[Start Collected data]
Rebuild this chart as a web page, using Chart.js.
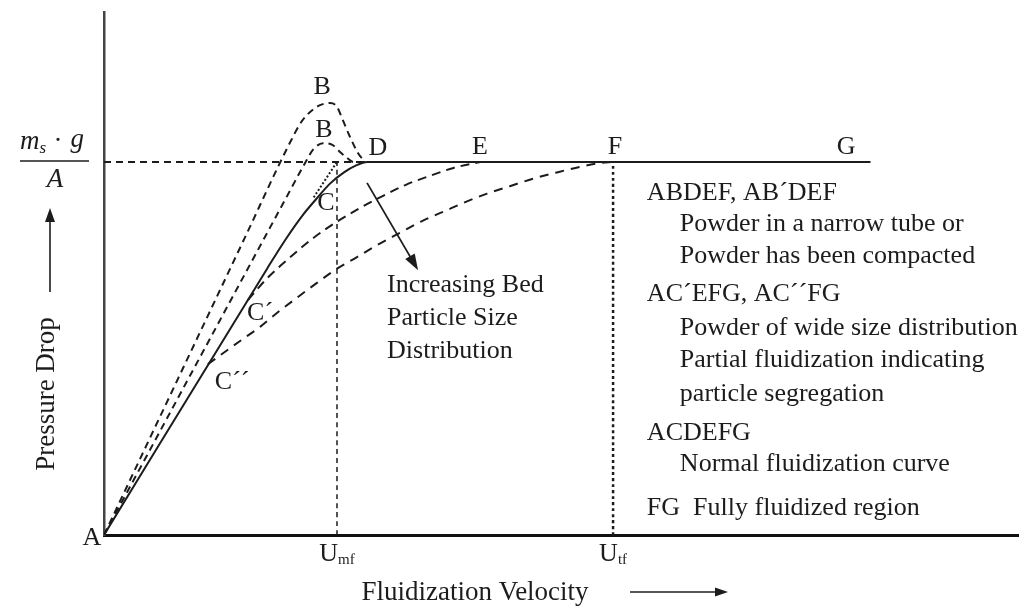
<!DOCTYPE html>
<html>
<head>
<meta charset="utf-8">
<script src="https://cdn.jsdelivr.net/npm/chart.js@4.4.1/dist/chart.umd.min.js"></script>
<style>
  body { margin: 0; background: #ffffff; }
  #grafico { display: block; }
</style>
</head>
<body>
<canvas id="grafico" width="1030" height="607"></canvas>
<script>
// velocity is U / Umf, pressure drop is dP / (ms*g/A)
var VEL_MAX = 3.923;
var DP_MAX = 1.402;

var velMinFluid = 1.0;
var velTerminal = 2.185;

// ACDEFG - normal fluidization curve
var velNormal = [0, 0.7, 0.78, 0.85, 0.91, 0.97, 1.03, 1.08, 1.13, 3.29];
var dpNormal = [0, 0.714, 0.793, 0.855, 0.9, 0.942, 0.972, 0.99, 1.0, 1.0];

// ABDEF - compacted powder (outer peak)
var velPeakB = [0, 0.6, 0.8, 0.85, 0.9, 0.93, 0.97, 1.0, 1.02, 1.056, 1.09, 1.12];
var dpPeakB = [0, 0.791, 1.054, 1.11, 1.142, 1.153, 1.158, 1.148, 1.12, 1.067, 1.024, 1.0];

// AB'DEF - narrow tube (inner peak)
var velPeakB2 = [0, 0.6, 0.8, 0.86, 0.9, 0.94, 0.98, 1.013, 1.045, 1.07, 1.12];
var dpPeakB2 = [0, 0.694, 0.925, 0.994, 1.035, 1.05, 1.046, 1.027, 1.01, 1.0, 1.0];

// AC'EFG - wide size distribution
var velWide1 = [0.618, 0.7, 0.8, 0.9, 1.0, 1.1, 1.2, 1.3, 1.4, 1.5, 1.614];
var dpWide1 = [0.63, 0.688, 0.745, 0.797, 0.84, 0.877, 0.91, 0.94, 0.963, 0.984, 1.0];

// AC''FG - partial fluidization
var velWide2 = [0.446, 0.584, 0.67, 0.742, 0.828, 0.914, 1.0, 1.086, 1.172, 1.27, 1.369, 1.455, 1.541, 1.644, 1.742, 1.841, 1.944, 2.043, 2.129, 2.185];
var dpWide2 = [0.458, 0.52, 0.558, 0.595, 0.636, 0.676, 0.714, 0.745, 0.777, 0.81, 0.843, 0.866, 0.89, 0.915, 0.935, 0.955, 0.972, 0.987, 0.997, 1.0];

// extension of the linear part up to the bed weight
var velExtension = [0.9, 1.0];
var dpExtension = [0.905, 1.0];

// point labels
var pointNames = ["B", "B", "D", "E", "F", "G", "C", "C´", "C´´"];
var pointVel = [0.936, 0.944, 1.176, 1.614, 2.193, 3.185, 0.953, 0.67, 0.55];
var pointDp = [1.201, 1.086, 1.038, 1.040, 1.040, 1.040, 0.89, 0.595, 0.41];

// notes on the right
var notes = [
  "ABDEF, AB´DEF",
  "Powder in a narrow tube or",
  "Powder has been compacted",
  "AC´EFG, AC´´FG",
  "Powder of wide size distribution",
  "Partial fluidization indicating",
  "particle segregation",
  "ACDEFG",
  "Normal fluidization curve",
  "FG  Fully fluidized region"
];
var notesIndent = [0, 1, 1, 0, 1, 1, 1, 0, 1, 0];
var notesDp = [0.917, 0.833, 0.748, 0.646, 0.555, 0.469, 0.378, 0.273, 0.19, 0.072];

var arrowNote = ["Increasing Bed", "Particle Size", "Distribution"];
var arrowNoteDp = [0.67, 0.582, 0.493];
var arrowVel = [1.129, 1.348];
var arrowDp = [0.944, 0.71];

var COR = "#1c1c1c";
var FONTE = "26px 'Liberation Serif', 'Times New Roman', serif";
var FONTE_EIXO = "27px 'Liberation Serif', 'Times New Roman', serif";

// ---------- HELPERS ----------

function montarPontos(xs, ys) {
  var pontos = [];
  for (var i = 0; i < xs.length; i++) {
    pontos.push({ x: xs[i], y: ys[i] });
  }
  return pontos;
}

function serie(xs, ys, dash, largura) {
  return {
    data: montarPontos(xs, ys),
    showLine: true,
    borderColor: COR,
    borderWidth: largura,
    borderDash: dash,
    pointRadius: 0,
    cubicInterpolationMode: "monotone",
    fill: false
  };
}

function desenharSeta(ctx, x1, y1, x2, y2, comp, larg) {
  var ang = Math.atan2(y2 - y1, x2 - x1);
  ctx.beginPath();
  ctx.moveTo(x1, y1);
  ctx.lineTo(x2 - Math.cos(ang) * comp * 0.8, y2 - Math.sin(ang) * comp * 0.8);
  ctx.stroke();
  ctx.beginPath();
  ctx.moveTo(x2, y2);
  ctx.lineTo(x2 - Math.cos(ang) * comp + Math.sin(ang) * larg / 2,
             y2 - Math.sin(ang) * comp - Math.cos(ang) * larg / 2);
  ctx.lineTo(x2 - Math.cos(ang) * comp - Math.sin(ang) * larg / 2,
             y2 - Math.sin(ang) * comp + Math.cos(ang) * larg / 2);
  ctx.closePath();
  ctx.fill();
}

function rotuloSubscrito(ctx, base, sub, cx, cy) {
  ctx.font = FONTE;
  var wb = ctx.measureText(base).width;
  ctx.font = "15px 'Liberation Serif', serif";
  var ws = ctx.measureText(sub).width;
  var x0 = cx - (wb + ws) / 2;
  ctx.textAlign = "left";
  ctx.font = FONTE;
  ctx.fillText(base, x0, cy);
  ctx.font = "15px 'Liberation Serif', serif";
  ctx.fillText(sub, x0 + wb, cy + 6);
}

// ---------- TEXTOS ----------

var pluginTextos = {
  id: "textos",
  afterDraw: function (chart) {
    var ctx = chart.ctx;
    var sx = chart.scales.x;
    var sy = chart.scales.y;
    var area = chart.chartArea;

    ctx.save();
    ctx.fillStyle = COR;
    ctx.strokeStyle = COR;
    ctx.textBaseline = "middle";
    ctx.font = FONTE;

    // point letters
    ctx.textAlign = "center";
    for (var i = 0; i < pointNames.length; i++) {
      ctx.fillText(pointNames[i], sx.getPixelForValue(pointVel[i]), sy.getPixelForValue(pointDp[i]));
    }
    ctx.fillText("A", area.left - 12, area.bottom + 3);

    // notes
    ctx.textAlign = "left";
    for (var j = 0; j < notes.length; j++) {
      var xn = sx.getPixelForValue(2.33) + notesIndent[j] * 33;
      ctx.fillText(notes[j], xn, sy.getPixelForValue(notesDp[j]));
    }

    for (var k = 0; k < arrowNote.length; k++) {
      ctx.fillText(arrowNote[k], sx.getPixelForValue(1.215), sy.getPixelForValue(arrowNoteDp[k]));
    }

    // arrow for increasing distribution
    ctx.lineWidth = 1.8;
    desenharSeta(ctx,
      sx.getPixelForValue(arrowVel[0]), sy.getPixelForValue(arrowDp[0]),
      sx.getPixelForValue(arrowVel[1]), sy.getPixelForValue(arrowDp[1]), 16, 11);

    // tick labels Umf and Utf
    rotuloSubscrito(ctx, "U", "mf", sx.getPixelForValue(velMinFluid), area.bottom + 19);
    rotuloSubscrito(ctx, "U", "tf", sx.getPixelForValue(velTerminal), area.bottom + 19);

    // ms*g/A on the level
    var yNivel = sy.getPixelForValue(1);
    ctx.textAlign = "left";
    ctx.font = "italic 27px 'Liberation Serif', serif";
    var xm = 20;
    ctx.fillText("m", xm, yNivel - 20);
    var wm = ctx.measureText("m").width;
    ctx.font = "italic 17px 'Liberation Serif', serif";
    ctx.fillText("s", xm + wm, yNivel - 13);
    ctx.font = "27px 'Liberation Serif', serif";
    ctx.fillText("·", xm + wm + 14, yNivel - 20);
    ctx.font = "italic 27px 'Liberation Serif', serif";
    ctx.fillText("g", xm + wm + 31, yNivel - 22);
    ctx.textAlign = "center";
    ctx.fillText("A", 55, yNivel + 18);
    ctx.lineWidth = 1.6;
    ctx.beginPath();
    ctx.moveTo(20, yNivel - 1);
    ctx.lineTo(89, yNivel - 1);
    ctx.stroke();

    // axis titles
    ctx.font = FONTE_EIXO;
    ctx.save();
    ctx.translate(47, 394);
    ctx.rotate(-Math.PI / 2);
    ctx.textAlign = "center";
    ctx.fillText("Pressure Drop", 0, 0);
    ctx.restore();
    ctx.lineWidth = 1.6;
    desenharSeta(ctx, 50, 292, 50, 208, 14, 10);

    ctx.textAlign = "center";
    ctx.fillText("Fluidization Velocity", 475, 593);
    desenharSeta(ctx, 630, 592, 728, 592, 13, 9);

    ctx.restore();
  }
};

// ---------- GRAFICO ----------

function desenharGrafico() {
  var ctx = document.getElementById("grafico").getContext("2d");

  var datasets = [
    serie(velNormal, dpNormal, [], 2),
    serie(velPeakB, dpPeakB, [7, 5], 2),
    serie(velPeakB2, dpPeakB2, [7, 5], 2),
    serie(velWide1, dpWide1, [9, 6], 2),
    serie(velWide2, dpWide2, [9, 7], 2),
    serie(velExtension, dpExtension, [2, 2], 2),
    serie([0, 1.12], [1, 1], [7, 5], 2),
    serie([velMinFluid, velMinFluid], [0, 1], [5, 4], 1.5),
    serie([velTerminal, velTerminal], [0, 1], [3, 3], 2.5)
  ];

  new Chart(ctx, {
    type: "scatter",
    data: { datasets: datasets },
    options: {
      responsive: false,
      animation: false,
      layout: { padding: { left: 104, top: 12, right: 12, bottom: 72 } },
      plugins: {
        legend: { display: false },
        tooltip: { enabled: false }
      },
      scales: {
        x: {
          type: "linear",
          min: 0,
          max: VEL_MAX,
          grid: { display: false, drawTicks: false },
          ticks: { display: false },
          border: { display: true, color: "#111111", width: 3 }
        },
        y: {
          type: "linear",
          min: 0,
          max: DP_MAX,
          grid: { display: false, drawTicks: false },
          ticks: { display: false },
          border: { display: true, color: "#444444", width: 2.5 }
        }
      }
    },
    plugins: [pluginTextos]
  });
}

window.onload = function () {
  desenharGrafico();
};
</script>
</body>
</html>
[End Collected data]
**Task description**
Reproduce only the lines from the beginning of the data through the line that contains "0.99, 1.0, 1.0];", both included, and please drop the pictures.

**Task solution**
Rebuild this chart as a web page, using Chart.js.
<!DOCTYPE html>
<html>
<head>
<meta charset="utf-8">
<script src="https://cdn.jsdelivr.net/npm/chart.js@4.4.1/dist/chart.umd.min.js"></script>
<style>
  body { margin: 0; background: #ffffff; }
  #grafico { display: block; }
</style>
</head>
<body>
<canvas id="grafico" width="1030" height="607"></canvas>
<script>
// velocity is U / Umf, pressure drop is dP / (ms*g/A)
var VEL_MAX = 3.923;
var DP_MAX = 1.402;

var velMinFluid = 1.0;
var velTerminal = 2.185;

// ACDEFG - normal fluidization curve
var velNormal = [0, 0.7, 0.78, 0.85, 0.91, 0.97, 1.03, 1.08, 1.13, 3.29];
var dpNormal = [0, 0.714, 0.793, 0.855, 0.9, 0.942, 0.972, 0.99, 1.0, 1.0];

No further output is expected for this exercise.